PROBLEM DETAILS: Starting at the first line of the data, print each line verbatim up to and including the line bearing "const floorBand = [[2500,10000,0.8]];", omitting pictures.

[Code that draws figures]

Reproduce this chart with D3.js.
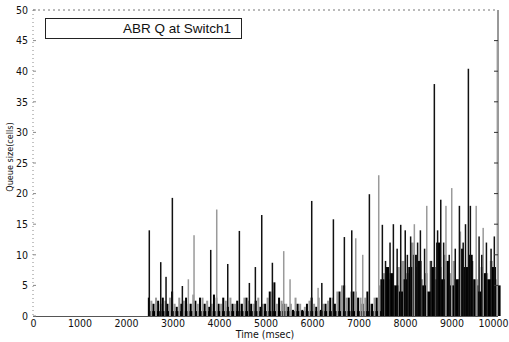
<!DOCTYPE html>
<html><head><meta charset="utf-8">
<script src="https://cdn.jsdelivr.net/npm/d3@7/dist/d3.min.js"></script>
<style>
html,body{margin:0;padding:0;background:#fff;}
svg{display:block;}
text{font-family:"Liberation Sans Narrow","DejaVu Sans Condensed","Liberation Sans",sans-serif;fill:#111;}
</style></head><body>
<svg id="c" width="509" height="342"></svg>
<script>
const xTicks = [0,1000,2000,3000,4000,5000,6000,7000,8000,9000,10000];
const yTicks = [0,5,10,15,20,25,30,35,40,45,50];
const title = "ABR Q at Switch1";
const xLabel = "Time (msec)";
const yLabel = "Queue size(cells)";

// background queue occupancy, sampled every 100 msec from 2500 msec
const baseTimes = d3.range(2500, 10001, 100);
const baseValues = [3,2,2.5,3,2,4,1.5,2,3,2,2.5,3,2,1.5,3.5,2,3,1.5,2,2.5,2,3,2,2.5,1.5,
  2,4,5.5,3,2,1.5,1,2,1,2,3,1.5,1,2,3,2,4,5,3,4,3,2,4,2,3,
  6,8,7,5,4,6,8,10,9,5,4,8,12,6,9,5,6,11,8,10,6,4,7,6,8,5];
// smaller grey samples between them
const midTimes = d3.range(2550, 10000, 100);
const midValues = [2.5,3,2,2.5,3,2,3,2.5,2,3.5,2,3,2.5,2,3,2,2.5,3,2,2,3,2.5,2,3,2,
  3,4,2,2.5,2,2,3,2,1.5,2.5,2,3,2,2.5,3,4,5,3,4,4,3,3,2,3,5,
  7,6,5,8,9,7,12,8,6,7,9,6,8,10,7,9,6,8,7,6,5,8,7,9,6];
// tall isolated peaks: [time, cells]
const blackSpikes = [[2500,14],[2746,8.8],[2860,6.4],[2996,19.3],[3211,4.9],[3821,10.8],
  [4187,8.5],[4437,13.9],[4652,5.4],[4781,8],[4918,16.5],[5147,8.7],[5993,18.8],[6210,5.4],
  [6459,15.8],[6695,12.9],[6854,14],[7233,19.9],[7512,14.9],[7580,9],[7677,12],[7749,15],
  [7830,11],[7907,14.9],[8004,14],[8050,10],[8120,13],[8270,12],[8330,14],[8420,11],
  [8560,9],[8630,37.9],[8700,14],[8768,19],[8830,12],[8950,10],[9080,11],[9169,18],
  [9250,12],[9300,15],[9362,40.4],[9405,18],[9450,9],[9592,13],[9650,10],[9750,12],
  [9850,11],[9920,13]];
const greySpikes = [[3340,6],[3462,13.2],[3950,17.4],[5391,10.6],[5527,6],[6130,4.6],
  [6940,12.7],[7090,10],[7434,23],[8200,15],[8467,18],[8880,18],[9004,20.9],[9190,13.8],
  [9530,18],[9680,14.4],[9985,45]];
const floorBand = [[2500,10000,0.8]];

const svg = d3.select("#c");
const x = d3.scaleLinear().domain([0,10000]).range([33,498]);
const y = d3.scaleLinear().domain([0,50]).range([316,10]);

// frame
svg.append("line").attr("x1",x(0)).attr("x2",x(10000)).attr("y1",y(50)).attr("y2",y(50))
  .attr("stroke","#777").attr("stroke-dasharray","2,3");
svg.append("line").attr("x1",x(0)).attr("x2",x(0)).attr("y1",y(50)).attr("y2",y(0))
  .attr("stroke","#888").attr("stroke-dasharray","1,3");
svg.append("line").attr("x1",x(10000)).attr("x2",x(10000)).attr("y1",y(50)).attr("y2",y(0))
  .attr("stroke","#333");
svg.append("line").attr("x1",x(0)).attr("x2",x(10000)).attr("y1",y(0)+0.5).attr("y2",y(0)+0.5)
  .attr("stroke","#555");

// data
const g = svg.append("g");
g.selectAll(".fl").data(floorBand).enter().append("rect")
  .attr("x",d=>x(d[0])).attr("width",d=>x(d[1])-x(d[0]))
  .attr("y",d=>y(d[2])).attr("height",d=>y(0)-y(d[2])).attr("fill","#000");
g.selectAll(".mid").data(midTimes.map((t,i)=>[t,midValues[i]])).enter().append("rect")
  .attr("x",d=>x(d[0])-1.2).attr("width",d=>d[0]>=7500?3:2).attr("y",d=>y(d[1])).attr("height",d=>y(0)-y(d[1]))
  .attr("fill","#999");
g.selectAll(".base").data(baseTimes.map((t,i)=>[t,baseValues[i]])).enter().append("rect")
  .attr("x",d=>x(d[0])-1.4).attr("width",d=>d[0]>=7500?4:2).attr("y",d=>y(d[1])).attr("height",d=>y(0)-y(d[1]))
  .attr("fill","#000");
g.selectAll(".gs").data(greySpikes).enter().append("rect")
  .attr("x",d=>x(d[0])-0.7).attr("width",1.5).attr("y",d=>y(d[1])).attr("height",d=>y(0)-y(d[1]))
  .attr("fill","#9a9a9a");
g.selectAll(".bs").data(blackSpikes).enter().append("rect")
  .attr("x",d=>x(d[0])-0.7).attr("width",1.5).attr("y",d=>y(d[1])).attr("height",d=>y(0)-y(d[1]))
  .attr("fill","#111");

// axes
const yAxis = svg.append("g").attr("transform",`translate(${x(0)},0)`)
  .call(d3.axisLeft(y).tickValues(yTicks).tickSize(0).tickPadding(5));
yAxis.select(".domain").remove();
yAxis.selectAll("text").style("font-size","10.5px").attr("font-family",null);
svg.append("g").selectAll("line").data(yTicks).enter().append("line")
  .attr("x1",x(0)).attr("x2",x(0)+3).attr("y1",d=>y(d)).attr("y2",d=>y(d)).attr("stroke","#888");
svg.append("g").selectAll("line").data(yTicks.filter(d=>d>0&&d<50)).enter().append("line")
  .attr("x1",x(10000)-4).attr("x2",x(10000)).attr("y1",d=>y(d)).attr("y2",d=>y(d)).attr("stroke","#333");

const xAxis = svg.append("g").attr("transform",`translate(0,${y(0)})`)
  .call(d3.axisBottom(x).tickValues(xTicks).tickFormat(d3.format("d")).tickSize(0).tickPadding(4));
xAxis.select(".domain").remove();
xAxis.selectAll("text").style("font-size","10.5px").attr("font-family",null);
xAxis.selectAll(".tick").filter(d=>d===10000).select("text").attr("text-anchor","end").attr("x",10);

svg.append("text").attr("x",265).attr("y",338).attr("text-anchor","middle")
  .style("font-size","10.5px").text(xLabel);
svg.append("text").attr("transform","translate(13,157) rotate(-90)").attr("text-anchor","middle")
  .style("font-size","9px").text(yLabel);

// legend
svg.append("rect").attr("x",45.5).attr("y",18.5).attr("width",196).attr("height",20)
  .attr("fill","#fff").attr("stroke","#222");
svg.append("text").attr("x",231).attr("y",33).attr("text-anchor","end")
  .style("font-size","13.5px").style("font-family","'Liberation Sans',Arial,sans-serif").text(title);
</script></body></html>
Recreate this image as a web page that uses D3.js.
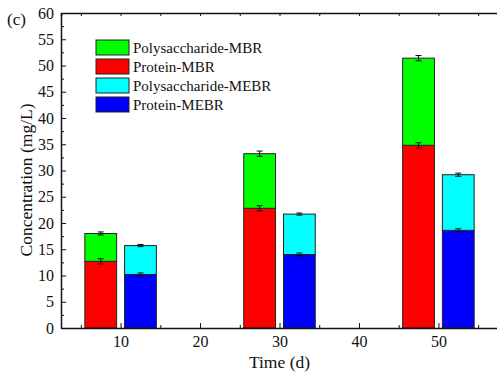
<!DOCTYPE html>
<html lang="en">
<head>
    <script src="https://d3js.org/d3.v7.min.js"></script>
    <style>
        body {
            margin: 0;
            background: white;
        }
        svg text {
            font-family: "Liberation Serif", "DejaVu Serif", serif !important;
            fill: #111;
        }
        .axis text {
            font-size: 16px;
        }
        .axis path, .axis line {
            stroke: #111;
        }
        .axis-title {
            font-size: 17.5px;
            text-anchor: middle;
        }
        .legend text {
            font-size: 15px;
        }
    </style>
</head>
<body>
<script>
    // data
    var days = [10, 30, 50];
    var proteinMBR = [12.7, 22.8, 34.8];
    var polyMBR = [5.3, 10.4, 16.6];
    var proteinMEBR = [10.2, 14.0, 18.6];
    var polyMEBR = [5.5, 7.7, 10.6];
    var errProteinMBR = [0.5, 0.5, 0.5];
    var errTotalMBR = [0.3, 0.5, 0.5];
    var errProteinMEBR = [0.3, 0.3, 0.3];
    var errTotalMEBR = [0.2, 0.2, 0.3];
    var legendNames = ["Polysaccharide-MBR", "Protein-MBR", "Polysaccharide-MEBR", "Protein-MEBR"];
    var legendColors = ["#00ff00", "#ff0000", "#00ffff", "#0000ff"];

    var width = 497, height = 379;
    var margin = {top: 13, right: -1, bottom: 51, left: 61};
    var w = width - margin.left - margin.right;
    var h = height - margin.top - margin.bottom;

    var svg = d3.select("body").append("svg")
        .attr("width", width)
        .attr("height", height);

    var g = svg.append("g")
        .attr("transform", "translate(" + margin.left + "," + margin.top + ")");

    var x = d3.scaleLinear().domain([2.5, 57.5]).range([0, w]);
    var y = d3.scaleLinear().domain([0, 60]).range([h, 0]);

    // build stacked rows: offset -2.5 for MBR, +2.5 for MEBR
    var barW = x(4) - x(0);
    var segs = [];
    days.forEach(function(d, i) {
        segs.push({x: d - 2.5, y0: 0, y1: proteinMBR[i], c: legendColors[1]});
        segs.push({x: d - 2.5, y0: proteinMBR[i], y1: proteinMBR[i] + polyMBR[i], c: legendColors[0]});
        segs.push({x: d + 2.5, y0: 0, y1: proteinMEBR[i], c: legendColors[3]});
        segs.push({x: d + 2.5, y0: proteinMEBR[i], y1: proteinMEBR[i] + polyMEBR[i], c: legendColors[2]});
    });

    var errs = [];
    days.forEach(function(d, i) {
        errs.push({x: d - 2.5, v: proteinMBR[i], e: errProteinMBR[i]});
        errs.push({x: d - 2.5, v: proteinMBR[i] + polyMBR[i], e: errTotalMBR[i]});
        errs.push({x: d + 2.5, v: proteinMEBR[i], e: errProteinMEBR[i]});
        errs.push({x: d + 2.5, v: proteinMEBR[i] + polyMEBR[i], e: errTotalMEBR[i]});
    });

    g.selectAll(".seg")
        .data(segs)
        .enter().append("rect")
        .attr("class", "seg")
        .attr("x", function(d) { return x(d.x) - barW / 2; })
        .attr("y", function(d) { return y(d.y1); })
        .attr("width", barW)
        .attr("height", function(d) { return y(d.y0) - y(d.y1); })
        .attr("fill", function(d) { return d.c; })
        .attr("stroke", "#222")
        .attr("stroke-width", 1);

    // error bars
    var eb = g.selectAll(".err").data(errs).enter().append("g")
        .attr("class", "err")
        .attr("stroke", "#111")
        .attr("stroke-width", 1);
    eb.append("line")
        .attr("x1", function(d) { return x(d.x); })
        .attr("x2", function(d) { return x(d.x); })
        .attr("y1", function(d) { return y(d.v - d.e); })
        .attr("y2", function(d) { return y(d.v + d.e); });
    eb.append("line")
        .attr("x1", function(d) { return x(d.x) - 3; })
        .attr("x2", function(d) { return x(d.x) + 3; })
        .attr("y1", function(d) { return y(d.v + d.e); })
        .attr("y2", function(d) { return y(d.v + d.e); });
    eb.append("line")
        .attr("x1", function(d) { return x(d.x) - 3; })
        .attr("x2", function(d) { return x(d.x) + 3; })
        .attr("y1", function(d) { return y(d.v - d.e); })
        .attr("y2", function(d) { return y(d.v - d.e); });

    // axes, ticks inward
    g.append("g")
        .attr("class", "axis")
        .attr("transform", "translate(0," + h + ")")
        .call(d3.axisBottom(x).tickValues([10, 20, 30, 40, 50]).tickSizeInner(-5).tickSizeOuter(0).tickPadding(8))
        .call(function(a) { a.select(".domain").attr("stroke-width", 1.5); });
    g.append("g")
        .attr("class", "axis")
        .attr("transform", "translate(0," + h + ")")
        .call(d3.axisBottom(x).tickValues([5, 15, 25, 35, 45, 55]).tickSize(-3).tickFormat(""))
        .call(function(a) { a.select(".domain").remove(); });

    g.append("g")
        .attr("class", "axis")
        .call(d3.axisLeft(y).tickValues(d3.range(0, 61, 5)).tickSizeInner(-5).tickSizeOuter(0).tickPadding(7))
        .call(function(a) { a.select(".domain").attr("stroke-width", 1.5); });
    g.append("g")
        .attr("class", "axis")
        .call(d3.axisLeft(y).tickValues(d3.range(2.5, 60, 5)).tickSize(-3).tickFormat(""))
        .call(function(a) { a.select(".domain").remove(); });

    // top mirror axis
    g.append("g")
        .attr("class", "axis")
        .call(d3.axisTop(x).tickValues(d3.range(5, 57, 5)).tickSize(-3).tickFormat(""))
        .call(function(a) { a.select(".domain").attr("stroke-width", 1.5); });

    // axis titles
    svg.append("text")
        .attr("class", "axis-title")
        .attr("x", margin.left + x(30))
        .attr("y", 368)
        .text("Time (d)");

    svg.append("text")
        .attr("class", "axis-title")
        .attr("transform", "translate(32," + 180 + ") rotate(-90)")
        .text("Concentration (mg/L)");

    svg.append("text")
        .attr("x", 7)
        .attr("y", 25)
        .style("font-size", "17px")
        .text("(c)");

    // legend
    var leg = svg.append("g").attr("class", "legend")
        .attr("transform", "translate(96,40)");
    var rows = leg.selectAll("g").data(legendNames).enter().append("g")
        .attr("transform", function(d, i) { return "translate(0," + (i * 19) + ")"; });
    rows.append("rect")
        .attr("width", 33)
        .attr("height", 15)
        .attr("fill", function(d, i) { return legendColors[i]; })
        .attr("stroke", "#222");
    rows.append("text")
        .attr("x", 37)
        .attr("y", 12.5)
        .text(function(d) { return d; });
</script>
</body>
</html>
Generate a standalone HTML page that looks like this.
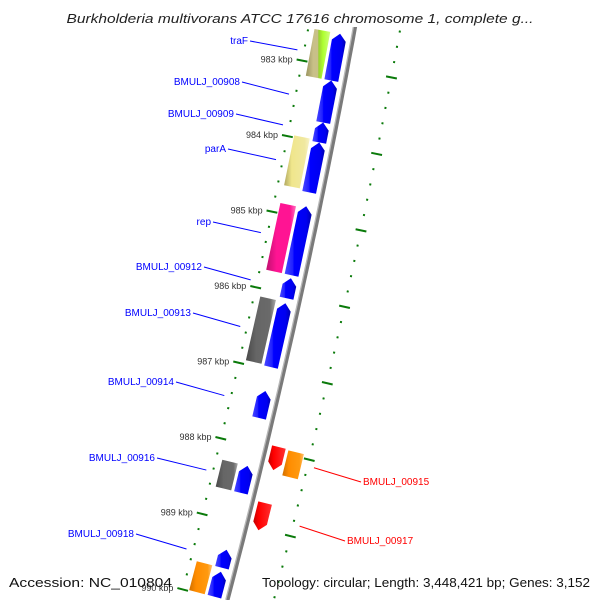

OUTPUT OF THE EXERCISE:
Reproduce this chart with D3.js.
<!DOCTYPE html>
<html><head><meta charset="utf-8">
<script src="https://cdn.jsdelivr.net/npm/d3@7/dist/d3.min.js"></script>
<style>
html,body{margin:0;padding:0;background:#fff;}
svg{display:block;}
text{font-family:"Liberation Sans Narrow","DejaVu Sans Condensed","Liberation Sans",sans-serif;fill:#111;}
</style></head><body>
<svg id="c" width="509" height="342"></svg>
<script>
const xTicks = [0,1000,2000,3000,4000,5000,6000,7000,8000,9000,10000];
const yTicks = [0,5,10,15,20,25,30,35,40,45,50];
const title = "ABR Q at Switch1";
const xLabel = "Time (msec)";
const yLabel = "Queue size(cells)";

// background queue occupancy, sampled every 100 msec from 2500 msec
const baseTimes = d3.range(2500, 10001, 100);
const baseValues = [3,2,2.5,3,2,4,1.5,2,3,2,2.5,3,2,1.5,3.5,2,3,1.5,2,2.5,2,3,2,2.5,1.5,
  2,4,5.5,3,2,1.5,1,2,1,2,3,1.5,1,2,3,2,4,5,3,4,3,2,4,2,3,
  6,8,7,5,4,6,8,10,9,5,4,8,12,6,9,5,6,11,8,10,6,4,7,6,8,5];
// smaller grey samples between them
const midTimes = d3.range(2550, 10000, 100);
const midValues = [2.5,3,2,2.5,3,2,3,2.5,2,3.5,2,3,2.5,2,3,2,2.5,3,2,2,3,2.5,2,3,2,
  3,4,2,2.5,2,2,3,2,1.5,2.5,2,3,2,2.5,3,4,5,3,4,4,3,3,2,3,5,
  7,6,5,8,9,7,12,8,6,7,9,6,8,10,7,9,6,8,7,6,5,8,7,9,6];
// tall isolated peaks: [time, cells]
const blackSpikes = [[2500,14],[2746,8.8],[2860,6.4],[2996,19.3],[3211,4.9],[3821,10.8],
  [4187,8.5],[4437,13.9],[4652,5.4],[4781,8],[4918,16.5],[5147,8.7],[5993,18.8],[6210,5.4],
  [6459,15.8],[6695,12.9],[6854,14],[7233,19.9],[7512,14.9],[7580,9],[7677,12],[7749,15],
  [7830,11],[7907,14.9],[8004,14],[8050,10],[8120,13],[8270,12],[8330,14],[8420,11],
  [8560,9],[8630,37.9],[8700,14],[8768,19],[8830,12],[8950,10],[9080,11],[9169,18],
  [9250,12],[9300,15],[9362,40.4],[9405,18],[9450,9],[9592,13],[9650,10],[9750,12],
  [9850,11],[9920,13]];
const greySpikes = [[3340,6],[3462,13.2],[3950,17.4],[5391,10.6],[5527,6],[6130,4.6],
  [6940,12.7],[7090,10],[7434,23],[8200,15],[8467,18],[8880,18],[9004,20.9],[9190,13.8],
  [9530,18],[9680,14.4],[9985,45]];
const floorBand = [[2500,10000,0.8]];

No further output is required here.